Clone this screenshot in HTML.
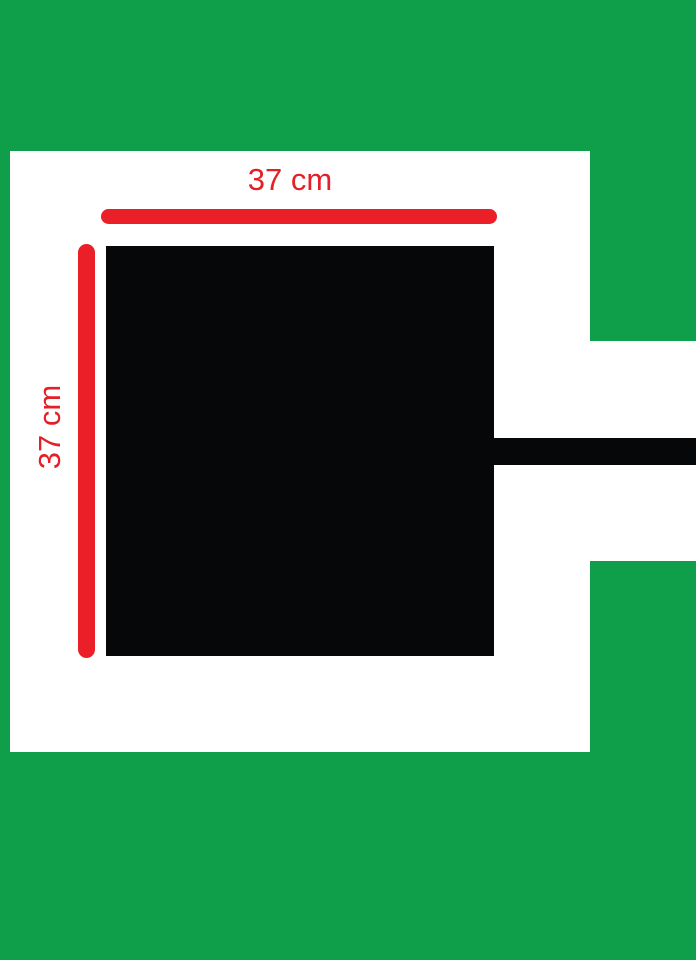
<!DOCTYPE html>
<html>
<head>
<meta charset="utf-8">
<style>
  html,body{margin:0;padding:0;}
  body{width:696px;height:960px;position:relative;overflow:hidden;background:#0f9f4b;font-family:"Liberation Sans",sans-serif;}
  .a{position:absolute;}
</style>
</head>
<body>
<div class="a" style="left:10px;top:151px;width:580px;height:601px;background:#fff;"></div>
<div class="a" style="left:589px;top:341px;width:107px;height:220px;background:#fff;"></div>
<div class="a" style="left:106px;top:246px;width:388px;height:410px;background:#060709;"></div>
<div class="a" style="left:493px;top:438px;width:203px;height:27px;background:#060709;"></div>
<div class="a" style="left:101px;top:209px;width:396px;height:15px;background:#ea1f27;border-radius:8px;"></div>
<div class="a" style="left:78px;top:244px;width:17px;height:414px;background:#ea1f27;border-radius:9px;"></div>
<div class="a" style="left:190px;top:162px;width:200px;text-align:center;font-size:31px;line-height:36px;color:#e42027;">37 cm</div>
<div class="a" style="left:-50px;top:409px;width:200px;text-align:center;font-size:31px;line-height:36px;color:#e42027;transform:rotate(-90deg);">37 cm</div>
</body>
</html>
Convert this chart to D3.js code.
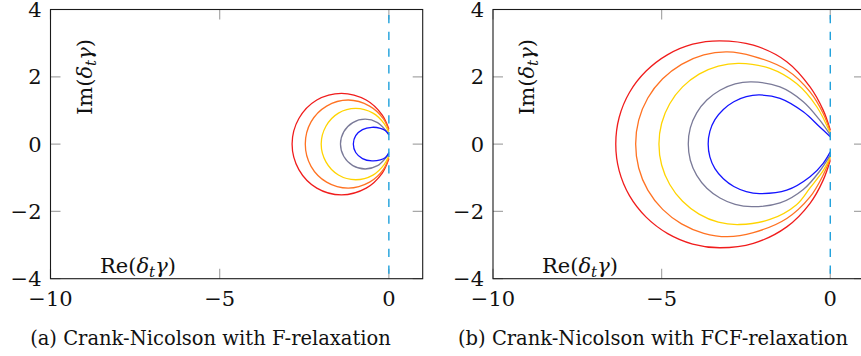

********

* Set problem *
Reproduce the data word for word, excluding its pictures.

* Output for this exercise *
Clone this screenshot in HTML.
<!DOCTYPE html>
<html>
<head>
<meta charset="utf-8">
<style>
  html,body{margin:0;padding:0;}
  body{width:696px;height:960px;position:relative;overflow:hidden;background:#0f9f4b;font-family:"Liberation Sans",sans-serif;}
  .a{position:absolute;}
</style>
</head>
<body>
<div class="a" style="left:10px;top:151px;width:580px;height:601px;background:#fff;"></div>
<div class="a" style="left:589px;top:341px;width:107px;height:220px;background:#fff;"></div>
<div class="a" style="left:106px;top:246px;width:388px;height:410px;background:#060709;"></div>
<div class="a" style="left:493px;top:438px;width:203px;height:27px;background:#060709;"></div>
<div class="a" style="left:101px;top:209px;width:396px;height:15px;background:#ea1f27;border-radius:8px;"></div>
<div class="a" style="left:78px;top:244px;width:17px;height:414px;background:#ea1f27;border-radius:9px;"></div>
<div class="a" style="left:190px;top:162px;width:200px;text-align:center;font-size:31px;line-height:36px;color:#e42027;">37 cm</div>
<div class="a" style="left:-50px;top:409px;width:200px;text-align:center;font-size:31px;line-height:36px;color:#e42027;transform:rotate(-90deg);">37 cm</div>
</body>
</html>
Convert this chart to D3.js code.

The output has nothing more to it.